Copy the lines of the data below exactly, starting at the first and stopping after the line that contains "2.24e4, 1.0e5, 3.73];"; include no pictures.

SOURCE MATERIAL:
======

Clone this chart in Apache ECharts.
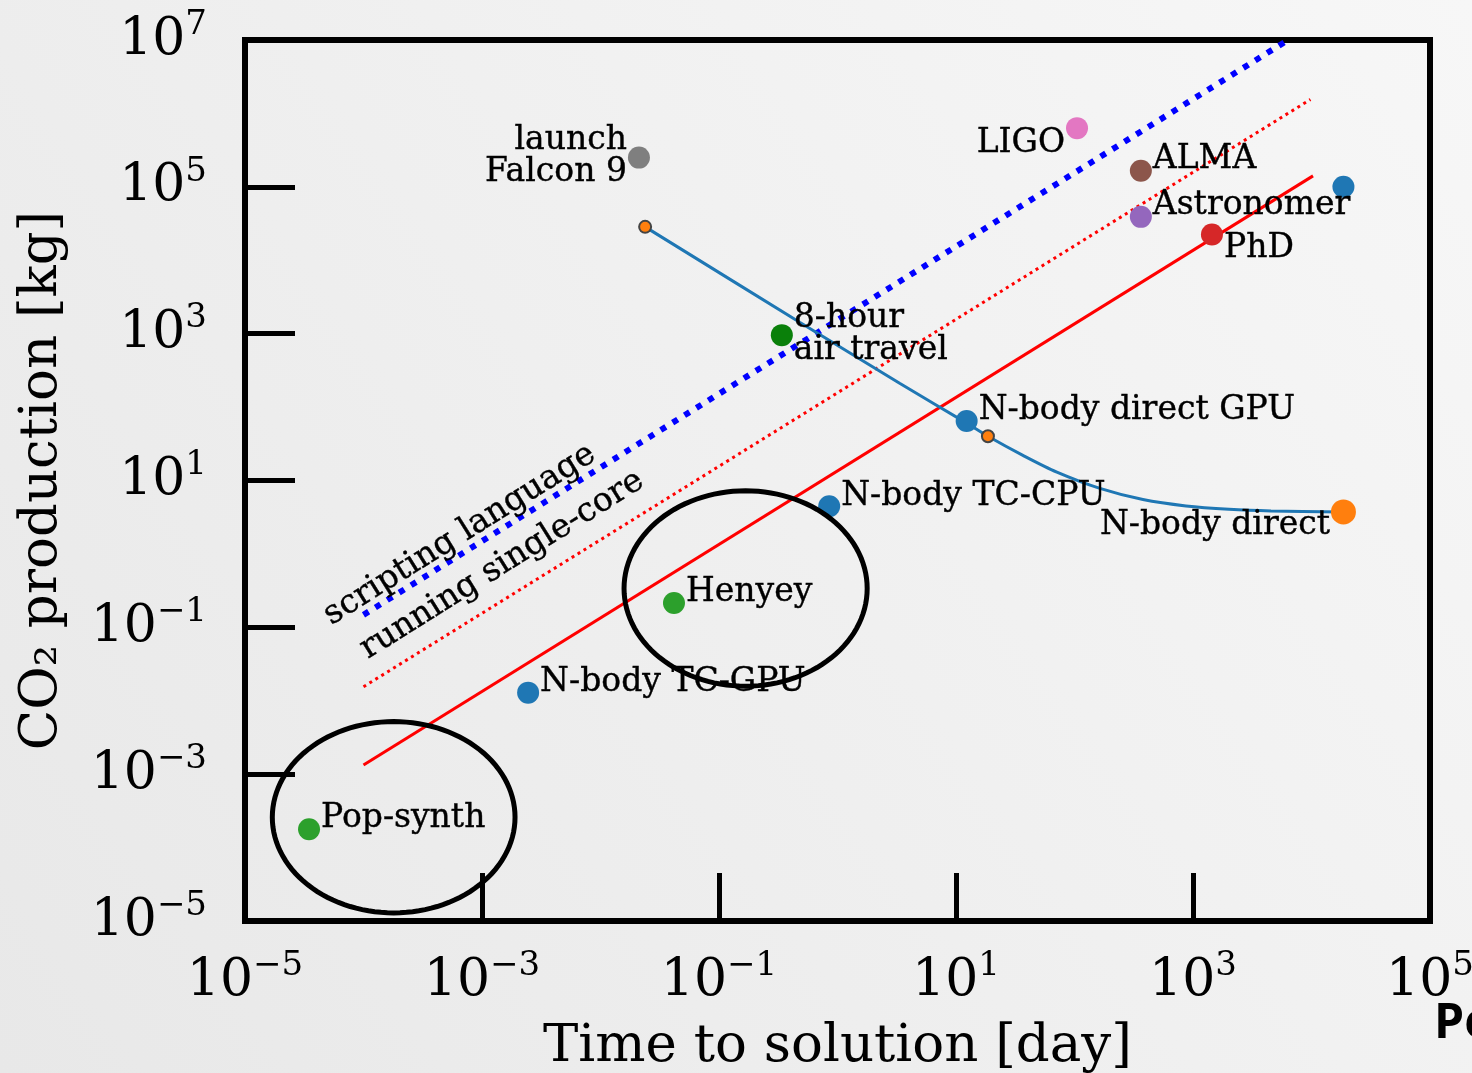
<!DOCTYPE html>
<html><head><meta charset="utf-8">
<script src="https://cdn.jsdelivr.net/npm/echarts@6/dist/echarts.min.js"></script>
<style>html,body{margin:0;padding:0;background:#efefef}#c{width:1472px;height:1073px}</style>
</head><body><div id="c"></div><script>
// ---- data ----
const pointNames = ['Pop-synth','N-body TC-GPU','Henyey','N-body TC-CPU','8-hour\nair travel','launch\nFalcon 9','N-body direct GPU','LIGO','ALMA','Astronomer','PhD','','N-body direct'];
const pointTime  = [3.47e-5, 2.45e-3, 0.0417, 0.851, 0.339, 0.0211, 12.3, 105, 363, 363, 1445, 1.86e4, 1.86e4];
const pointCO2   = [1.78e-4, 0.0129, 0.214, 4.47, 955, 2.5e5, 64.6, 6.3e5, 1.66e5, 3.9e4, 2.24e4, 1.0e5, 3.73];

const curveTime = [0.0238, 0.483, 3.37, 12.4, 18.6, 36.7, 71, 164, 378, 873, 2014, 4550, 1.86e4];
const curveCO2  = [28500, 1420, 210, 60, 40, 22, 13, 7.8, 5.5, 4.5, 4.05, 3.85, 3.73];
const curveEndTime = [0.0238, 18.6];
const curveEndCO2  = [28500, 40];

const solidRedTime = [1e-4, 1.03e4];
const solidRedCO2  = [1.33e-3, 1.41e5];
const dotRedTime   = [1e-4, 9.8e3];
const dotRedCO2    = [0.0155, 1.55e6];
const dotBlueTime  = [1e-4, 5970];
const dotBlueCO2   = [0.148, 9.4e6];

const noteNames = ['scripting language', 'running single-core'];
const noteTime  = [6.5e-4, 1.48e-3];
const noteCO2   = [1.82, 0.708];

// ellipse annotations: [time1, co2_1, time2, co2_2] (bounding box corners)
const ringBoxes = [[0.0158, 7.24, 1.78, 0.0158], [1.7e-5, 5.2e-3, 1.9e-3, 1.29e-5]];

const xTicks = [1e-3, 1e-1, 1e1, 1e3];
const xTickLabels = [1e-5, 1e-3, 1e-1, 1e1, 1e3, 1e5];
const yTicks = [1e-3, 1e-1, 1e1, 1e3, 1e5];
const yTickLabels = [1e-5, 1e-3, 1e-1, 1e1, 1e3, 1e5, 1e7];

// ---- styles ----
const SERIF = 'DejaVu Serif';
const pointColors = {'Pop-synth':'#2ca02c','N-body TC-GPU':'#1f77b4','Henyey':'#2ca02c','N-body TC-CPU':'#1f77b4','8-hour\nair travel':'#0a800a','launch\nFalcon 9':'#7f7f7f','N-body direct GPU':'#1f77b4','LIGO':'#e377c2','ALMA':'#8c564b','Astronomer':'#9467bd','PhD':'#d62728','':'#1f77b4','N-body direct':'#ff7f0e'};
const labelPlace = {
  'Pop-synth': {position:'right', offset:[0,-11]},
  'N-body TC-GPU': {position:'right', offset:[0,-10]},
  'Henyey': {position:'right', offset:[0,-11]},
  'N-body TC-CPU': {position:'right', offset:[0,-10]},
  '8-hour\nair travel': {position:'right', offset:[0,-1]},
  'launch\nFalcon 9': {position:'left', offset:[0,-1], align:'right'},
  'N-body direct GPU': {position:'right', offset:[0,-11]},
  'LIGO': {position:'left', offset:[0,15]},
  'ALMA': {position:'right', offset:[0,-11]},
  'Astronomer': {position:'right', offset:[0,-11]},
  'PhD': {position:'right', offset:[0,14]},
  '': {position:'right'},
  'N-body direct': {position:'left', offset:[0,13]}
};

function powLabel(v){
  const e = Math.round(Math.log10(v));
  return '{b|10}{s|' + (e < 0 ? '\u2212' + (-e) : e) + '}';
}
const tickRich = {
  b: {fontFamily: SERIF, fontSize: 52, color: '#000'},
  s: {fontFamily: SERIF, fontSize: 34, color: '#000', padding: [0,0,30,0]}
};

const pointData = pointNames.map((n, i) => ({
  value: [pointTime[i], pointCO2[i]],
  name: n,
  symbolSize: n === 'N-body direct' ? 25 : 22,
  itemStyle: {color: pointColors[n], opacity: 1},
  label: Object.assign({show: n !== '', formatter: n, distance: 1}, labelPlace[n])
}));

const zip = (a, b) => a.map((v, i) => [v, b[i]]);
const labelFont = {fontFamily: SERIF, fontSize: 33, color: '#000', textBorderColor: '#000', textBorderWidth: 0.4, opacity: 1};

const chart = echarts.init(document.getElementById('c'), null, {renderer: 'canvas'});
chart.setOption({
  animation: false,
  backgroundColor: {type: 'linear', x: 1, y: 0, x2: 0, y2: 1, colorStops: [{offset: 0, color: '#f7f7f7'}, {offset: 1, color: '#e8e8e8'}]},
  grid: {left: 245, right: 42, top: 40, bottom: 152, show: true, borderColor: '#000', borderWidth: 6, backgroundColor: 'transparent', outerBoundsMode: 'none', containLabel: false},
  xAxis: {
    type: 'log', logBase: 10, min: 1e-5, max: 1e5,
    name: 'Time to solution [day]', nameLocation: 'middle', nameGap: 100,
    nameTextStyle: {fontFamily: SERIF, fontSize: 53, color: '#000'},
    axisLine: {show: false},
    splitLine: {show: false}, minorTick: {show: false},
    axisTick: {show: true, inside: true, length: 48, lineStyle: {color: '#000', width: 5}, customValues: xTicks},
    axisLabel: {show: true, margin: 28, formatter: powLabel, rich: tickRich, customValues: xTickLabels, showMinLabel: true, showMaxLabel: true}
  },
  yAxis: {
    type: 'log', logBase: 10, min: 1e-5, max: 1e7,
    name: 'CO\u2082 production [kg]', nameLocation: 'middle', nameGap: 176, nameRotate: 90,
    nameTextStyle: {fontFamily: SERIF, fontSize: 53, color: '#000'},
    axisLine: {show: false},
    splitLine: {show: false}, minorTick: {show: false},
    axisTick: {show: true, inside: true, length: 50, lineStyle: {color: '#000', width: 5}, customValues: yTicks},
    axisLabel: {show: true, margin: 38, formatter: powLabel, rich: tickRich, customValues: yTickLabels, showMinLabel: true, showMaxLabel: true}
  },
  series: [
    {type: 'line', data: zip(solidRedTime, solidRedCO2), symbol: 'none', lineStyle: {color: '#ff0000', width: 3}, z: 2},
    {type: 'line', data: zip(dotRedTime, dotRedCO2), symbol: 'none', lineStyle: {color: '#ff0000', width: 3, type: [3, 4]}, z: 2},
    {type: 'line', data: zip(dotBlueTime, dotBlueCO2), symbol: 'none', lineStyle: {color: '#0000ff', width: 6, type: [6, 8]}, z: 2},
    {type: 'line', data: zip(curveTime, curveCO2), symbol: 'none', smooth: 0.3, lineStyle: {color: '#1f77b4', width: 3}, z: 3},
    {type: 'scatter', data: zip(curveEndTime, curveEndCO2), symbolSize: 12, itemStyle: {color: '#ff7f0e', borderColor: '#444', borderWidth: 2, opacity: 1}, z: 4},
    {type: 'scatter', data: pointData, z: 5, label: Object.assign({lineHeight: 32}, labelFont)},
    {type: 'scatter', data: noteNames.map((n, i) => ({value: [noteTime[i], noteCO2[i]], name: n})), symbolSize: 1, z: 6,
      itemStyle: {opacity: 1, color: 'rgba(0,0,0,0)'},
      label: Object.assign({show: true, position: 'inside', rotate: 32, formatter: '{b}'}, labelFont)},
    {type: 'custom', data: ringBoxes, clip: false, z: 7,
      renderItem: function (params, api) {
        const p1 = api.coord([api.value(0), api.value(1)]);
        const p2 = api.coord([api.value(2), api.value(3)]);
        const cx = (p1[0] + p2[0]) / 2, cy = (p1[1] + p2[1]) / 2;
        const rx = Math.abs(p2[0] - p1[0]) / 2, ry = Math.abs(p2[1] - p1[1]) / 2;
        const pts = [];
        for (let k = 0; k < 120; k++) { const a = k / 120 * Math.PI * 2; pts.push([cx + rx * Math.cos(a), cy + ry * Math.sin(a)]); }
        return {type: 'polygon', shape: {points: pts}, style: {fill: 'none', stroke: '#000', lineWidth: 5}};
      }
    }
  ],
  graphic: [{type: 'text', left: 1434, top: 1000, style: {text: 'Pe', font: 'bold 48px "Open Sans"', fill: '#000'}}]
});
</script></body></html>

======

OUTPUT OF THE TASK:
Clone this chart in Apache ECharts.
<!DOCTYPE html>
<html><head><meta charset="utf-8">
<script src="https://cdn.jsdelivr.net/npm/echarts@6/dist/echarts.min.js"></script>
<style>html,body{margin:0;padding:0;background:#efefef}#c{width:1472px;height:1073px}</style>
</head><body><div id="c"></div><script>
// ---- data ----
const pointNames = ['Pop-synth','N-body TC-GPU','Henyey','N-body TC-CPU','8-hour\nair travel','launch\nFalcon 9','N-body direct GPU','LIGO','ALMA','Astronomer','PhD','','N-body direct'];
const pointTime  = [3.47e-5, 2.45e-3, 0.0417, 0.851, 0.339, 0.0211, 12.3, 105, 363, 363, 1445, 1.86e4, 1.86e4];
const pointCO2   = [1.78e-4, 0.0129, 0.214, 4.47, 955, 2.5e5, 64.6, 6.3e5, 1.66e5, 3.9e4, 2.24e4, 1.0e5, 3.73];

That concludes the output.